In his infinite grace and wisdom, God knows perfectly well when and which of our desires to leave unfulfilled. He does this so that with James here and King Solomon in Ecclesiastes we would discover just how fleeting and empty worldly pleasures are (cf. Eccl. 2:1ff). Thankfully, our Father always has the long-game in mind. He intends for us to find our deepest desire and the fulfillment of our purpose, dreams, and eternal hopes in him alone. As St. Augustine once wrote, “You have made us, O Lord, for yourself, and our hearts are restless until they rest in you.” In this way God nudges our faith towards the same attitude that was exhibited by Jesus Christ and drove him to be our sinless substitute. The Messiah says in the Psalms, “I desire to do your will, O my God; your law is within my heart” (Psalm 40:8). Although he was tempted in every way, just as we are (cf. Heb. 4:15), Jesus was not pulled into sin by the pursuit of earthly pleasures because he knew the joy and fullness that was awaiting him in heaven. We too have eternal joys being prepared by Jesus for us, so we can put our current cravings on ice and make our Father’s will our life’s purpose and purest pleasure.   

 


For Personal Reflection:

1.) The next time you get into an argument or sense a conflict coming on, pause to examine your own underlying motives. Is it simply another instance of wanting what you want for yourself? Confess it to the Lord, and apologize to your adversary. Then strive together for God’s will and your neighbor’s good.   

 

2.) Take note of what pleasures you do you find particularly enticing and difficult to resist and go to God acknowledging the pull they have on you. Seek his strength and the companionship of other caring Christians in this fight.   

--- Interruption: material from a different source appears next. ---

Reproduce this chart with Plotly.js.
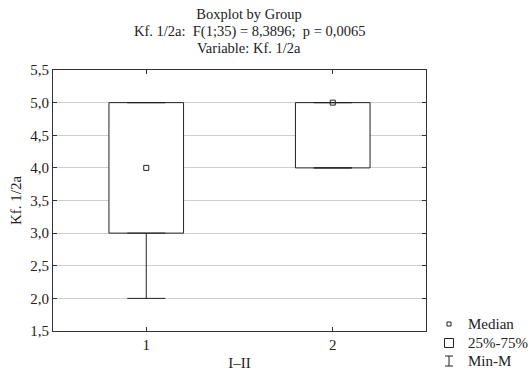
<!DOCTYPE html>
<html>
<head>
<meta charset="utf-8">
<script src="https://cdn.plot.ly/plotly-3.0.1.min.js"></script>
<style>html,body{margin:0;padding:0;background:#fff;}#chart{width:532px;height:371px;}</style>
</head>
<body>
<div id="chart"></div>
<script>
// Data
const groups = ['1', '2'];
const minVals = [2, 4];
const q1Vals = [3, 4];
const medianVals = [4, 5];
const q3Vals = [5, 5];
const maxVals = [5, 5];
const yTicks = [1.5, 2.0, 2.5, 3.0, 3.5, 4.0, 4.5, 5.0, 5.5];
const legendLabels = ['Median', '25%-75%', 'Min-M'];
const titleLines = ['Boxplot by Group', 'Kf. 1/2a:  F(1;35) = 8,3896;  p = 0,0065', 'Variable: Kf. 1/2a'];

const FONT = 'Liberation Serif, Times New Roman, serif';
const FS = 15;
const TFS = 14.5;
const INK = '#222';

const boxTrace = {
  type: 'bar', x: groups,
  y: q3Vals.map((v, i) => v - q1Vals[i]),
  base: q1Vals, width: 0.4,
  marker: {color: '#fff', line: {color: INK, width: 1}},
  showlegend: false, hoverinfo: 'skip'
};
const lowerWhisker = {
  type: 'scatter', mode: 'markers', x: groups, y: q1Vals,
  marker: {size: 0, opacity: 0},
  error_y: {type: 'data', symmetric: false, array: q1Vals.map(() => 0),
            arrayminus: q1Vals.map((v, i) => v - minVals[i]),
            width: 19, thickness: 1, color: INK},
  showlegend: false, hoverinfo: 'skip'
};
const upperWhisker = {
  type: 'scatter', mode: 'markers', x: groups, y: q3Vals,
  marker: {size: 0, opacity: 0},
  error_y: {type: 'data', symmetric: false,
            array: maxVals.map((v, i) => v - q3Vals[i]),
            arrayminus: q3Vals.map(() => 0),
            width: 19, thickness: 1, color: INK},
  showlegend: false, hoverinfo: 'skip'
};
const medianTrace = {
  type: 'scatter', mode: 'markers', x: groups, y: medianVals,
  marker: {symbol: 'square-open', size: 5, color: INK, line: {width: 1, color: INK}},
  showlegend: false, hoverinfo: 'skip'
};

// plot area: left 53, right 426, top 70, bottom 331
const L = 53, R = 426, T = 70, B = 331;
const px2x = p => (p - L) / (R - L);
const py2y = p => (B - p) / (B - T);
const legRows = [324, 343, 361];
const symX = px2x(449);
const textX = px2x(466);
const titleRows = [14, 31, 48];
const titleX = px2x(249);

const annotations = legendLabels.map((t, i) => ({
  text: t, xref: 'paper', yref: 'paper', x: textX, y: py2y(legRows[i]),
  xanchor: 'left', yanchor: 'middle', showarrow: false,
  font: {family: FONT, size: FS, color: INK}
})).concat(titleLines.slice(1).map((t, i) => ({
  text: t, xref: 'paper', yref: 'paper', x: titleX, y: py2y(titleRows[i + 1]),
  xanchor: 'center', yanchor: 'middle', showarrow: false,
  font: {family: FONT, size: TFS, color: INK}
})));

const shapes = [
  // Median symbol
  {type: 'rect', xref: 'paper', yref: 'paper', xsizemode: 'pixel', ysizemode: 'pixel',
   xanchor: symX, yanchor: py2y(legRows[0]), x0: -2, x1: 2, y0: -2, y1: 2,
   line: {color: INK, width: 1}, fillcolor: 'rgba(0,0,0,0)'},
  // 25-75 symbol
  {type: 'rect', xref: 'paper', yref: 'paper', xsizemode: 'pixel', ysizemode: 'pixel',
   xanchor: symX, yanchor: py2y(legRows[1]), x0: -4.5, x1: 4.5, y0: -4.5, y1: 4.5,
   line: {color: INK, width: 1}, fillcolor: 'rgba(0,0,0,0)'},
  // Min-Max symbol (I-beam)
  {type: 'line', xref: 'paper', yref: 'paper', xsizemode: 'pixel', ysizemode: 'pixel',
   xanchor: symX, yanchor: py2y(legRows[2]), x0: 0, x1: 0, y0: -5, y1: 5,
   line: {color: INK, width: 1}},
  {type: 'line', xref: 'paper', yref: 'paper', xsizemode: 'pixel', ysizemode: 'pixel',
   xanchor: symX, yanchor: py2y(legRows[2]), x0: -4, x1: 4, y0: -5, y1: -5,
   line: {color: INK, width: 1}},
  {type: 'line', xref: 'paper', yref: 'paper', xsizemode: 'pixel', ysizemode: 'pixel',
   xanchor: symX, yanchor: py2y(legRows[2]), x0: -4, x1: 4, y0: 5, y1: 5,
   line: {color: INK, width: 1}}
];

const layout = {
  width: 532, height: 371,
  margin: {l: L, r: 532 - R, t: T, b: 371 - B, pad: 0},
  paper_bgcolor: '#fff', plot_bgcolor: '#fff',
  separators: ', ',
  font: {family: FONT, size: FS, color: INK},
  title: {
    text: titleLines[0],
    font: {family: FONT, size: TFS, color: INK},
    x: 249 / 532, xanchor: 'center', xref: 'container',
    y: 1 - titleRows[0] / 371, yanchor: 'middle', yref: 'container'
  },
  showlegend: false,
  xaxis: {
    type: 'category', range: [-0.5, 1.5],
    showline: true, linecolor: '#333', linewidth: 1, mirror: 'ticks',
    ticks: 'inside', ticklen: 4, tickcolor: '#333',
    showgrid: false, zeroline: false,
    tickfont: {family: FONT, size: FS, color: INK},
    title: {text: 'I–II', font: {family: FONT, size: FS, color: INK}, standoff: 6}
  },
  yaxis: {
    range: [1.5, 5.5], tickvals: yTicks, tickformat: '.1f',
    showline: true, linecolor: '#333', linewidth: 1, mirror: 'ticks',
    ticks: 'inside', ticklen: 4, tickcolor: '#333',
    showgrid: true, gridcolor: '#cfcfcf', gridwidth: 1, zeroline: false,
    tickfont: {family: FONT, size: FS, color: INK},
    title: {text: 'Kf. 1/2a', font: {family: FONT, size: FS, color: INK}, standoff: 5}
  },
  annotations: annotations,
  shapes: shapes,
  bargap: 0
};

Plotly.newPlot('chart', [boxTrace, lowerWhisker, upperWhisker, medianTrace], layout,
  {displayModeBar: false, staticPlot: true});
</script>
</body>
</html>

Prayer: Lord Jesus Christ, you refused every worldly pleasure that could lure you from fulfilling your mission to live a selfless, God-centered life to save me. Forgive my envy, anger, and fights that arise from the vain pursuit of pleasure embedded within my sinful flesh. Keep my eyes fixed on the heaven you have won so that doing your Father’s will is always my heart’s delight. Amen.